The Christian who is slothful in his Master's service has no idea what he is losing, for the very cream of religion lies in holy consecration to God. Some people have just enough religion to make it questionable whether they have any or no. They have enough godliness to make them uneasy in their ungodliness. They have washed enough of their face to show the dirt upon the rest of it. "I am glad," said a servant, "that my mistress takes the sacrament, for otherwise I should not know she had any religion at all." You smile, and well you may. It is ridiculous that some people should have no goods in their shop and yet advertise their business in all the papers, should make a show of religion and yet have none of the Spirit of God. I wish some professors would do Christ the justice to say, "No, I am not one of his disciples; do not think so badly of him as to imagine that I can be one of them." We ought to be reflections of Christ; but I fear many are reflections upon Christ. When we see a lot of lazy servants we are apt to think that their master must be a very idle person himself, or he would never put up with them. He who employs sluggards and is satisfied with their snail-like pace cannot be a very active man himself. O, let not the world think that Christ is indifferent to human woe, that Christ has lost his zeal, that Christ has lost his energy: yet I fear they will say it or think it if they see those who profess to be laborers in the vineyard of Christ nothing better than mere sluggards. The slothful then, is a man void of understanding; he loses the honor and pleasure which he would find in serving his Master; he is a dishonor to the cause which he professes to venerate, and he is storing up thorns for his dying pillow. Let that stand as settled--the slothful, whether he be a minister, deacon, or private Christian, is a man void of understanding.

Now, secondly, let us look at the sluggard's land: "I went by the field of the slothful, and by the vineyard of the man void of understanding; And lo, it was all grown over with thorns, and nettles had covered the face thereof." Note first that land will produce something. Soil which is good enough to be made into a field and a vineyard must and will yield some fruit or other; and so you and I, in our hearts and in the sphere God gives us to occupy, will be sure to produce something. We cannot live in this world as entire blanks; we shall either do good or do evil as sure as we are alive. If you are idle in Christ's work you are active in the devil's work. The sluggard by sleeping was doing more for the cultivation of thorns and nettles than he could have done by any other means. As a garden will either yield flowers or weeds, fruits or thistles, so something either good or evil will come out of our household, our class, or our congregation. If we do not produce a harvest of good by laboring for Christ, we shall grow tares to be bound up in bundles for the last dread burning. Note again that if it be not farmed for God, the soul will yield its natural produce; and what is the natural produce of land if left to itself? What but thorns and nettles or some other useless weeds? What is the natural produce of your heart and mine? What but sin and misery?
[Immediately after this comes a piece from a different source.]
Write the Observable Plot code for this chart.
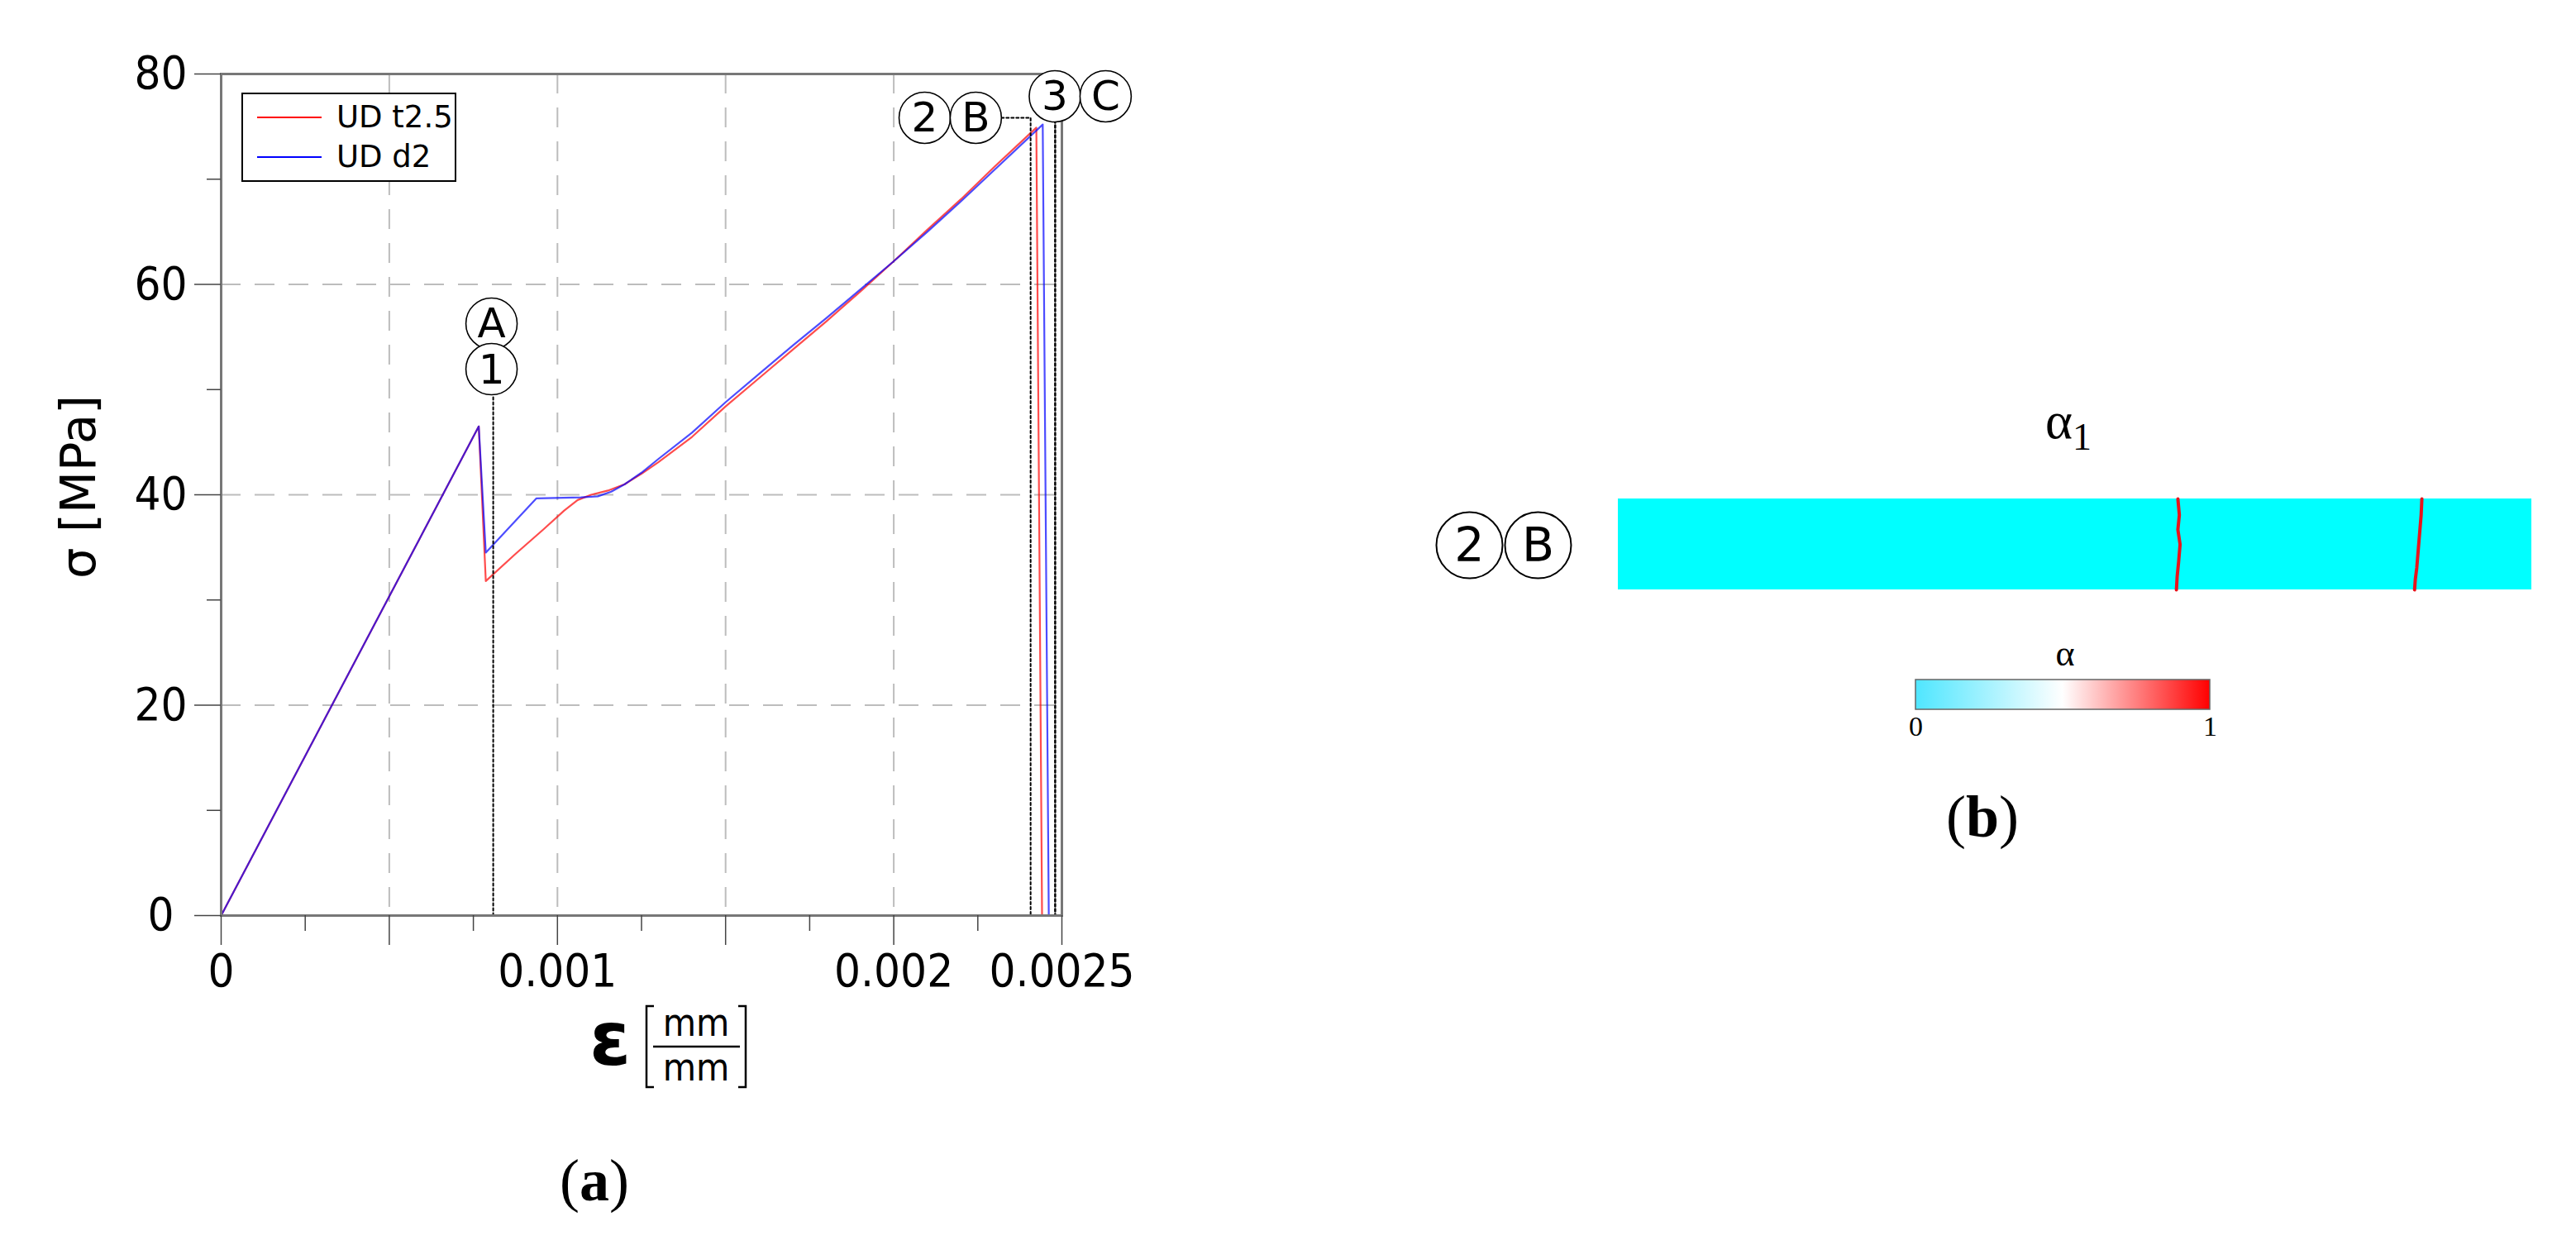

What is the natural produce of your children if you leave them untrained for God? What but unholiness and vice? What is the natural produce of this great city if we leave its streets and lanes and alleys without the gospel? What but crime and infamy? Some harvest there will be, and the sheaves will be the natural produce of the soil, which is sin, death, and corruption. If we are slothful, the natural produce of our heart and of our sphere will be most inconvenient and unpleasant to ourselves. Nobody can sleep on thorns or make a pillow of nettles. No rest can come out of an idleness which lets ill alone, and does not by God's Spirit strive to uproot evil. While you are sleeping Satan will be sowing. If you withhold the seed of good Satan will be lavish with the seed of evil, and from that evil will come anguish and regret for time, and it may be for eternity. O man, the garden put into thy charge, if thou waste thy time in slumber, will reward thee with all that is noisome and painful. "Thorns also and thistles shall it bring forth to thee."

In many instances there will be a great deal of this evil produce, for a field and a vineyard will yield more thistles and nettles than a piece of ground that has never been reclaimed. If the land is good enough for a garden, it will present its owner with a fine crop of weeds if he only stays his hand. A choice bit of land fit for a vineyard of red wine will render such a profusion of nettles to the slothful, that he shall rub his eyes with surprise. The man who might do most for God, if he were renewed, will bring forth most for Satan if he be let alone. The very region which would have glorified God most if the grace of God were there to convert its inhabitants, will be that out of which the vilest enemies of the gospel will arise. Rest assured of that; the best will become the worse if we neglect it. Neglect is all that is needed to produce evil. If you want to know the way of salvation I must take some pains to tell you; but if you want to know the way to be lost my reply is easy, for it is only a matter of negligence;--"How shall we escape if we neglect so great salvation?" If you desire to bring forth a harvest unto God I may need long to instruct you in ploughing, sowing, and watering; but if you wish your mind to be covered with Satan's hemlock you have only to leave the furrows of your nature to themselves. The slothful asks for "a little sleep, a little slumber, a little folding of the hands to sleep," and the thorns and thistles multiply beyond all numbering and prepare for him many a sting.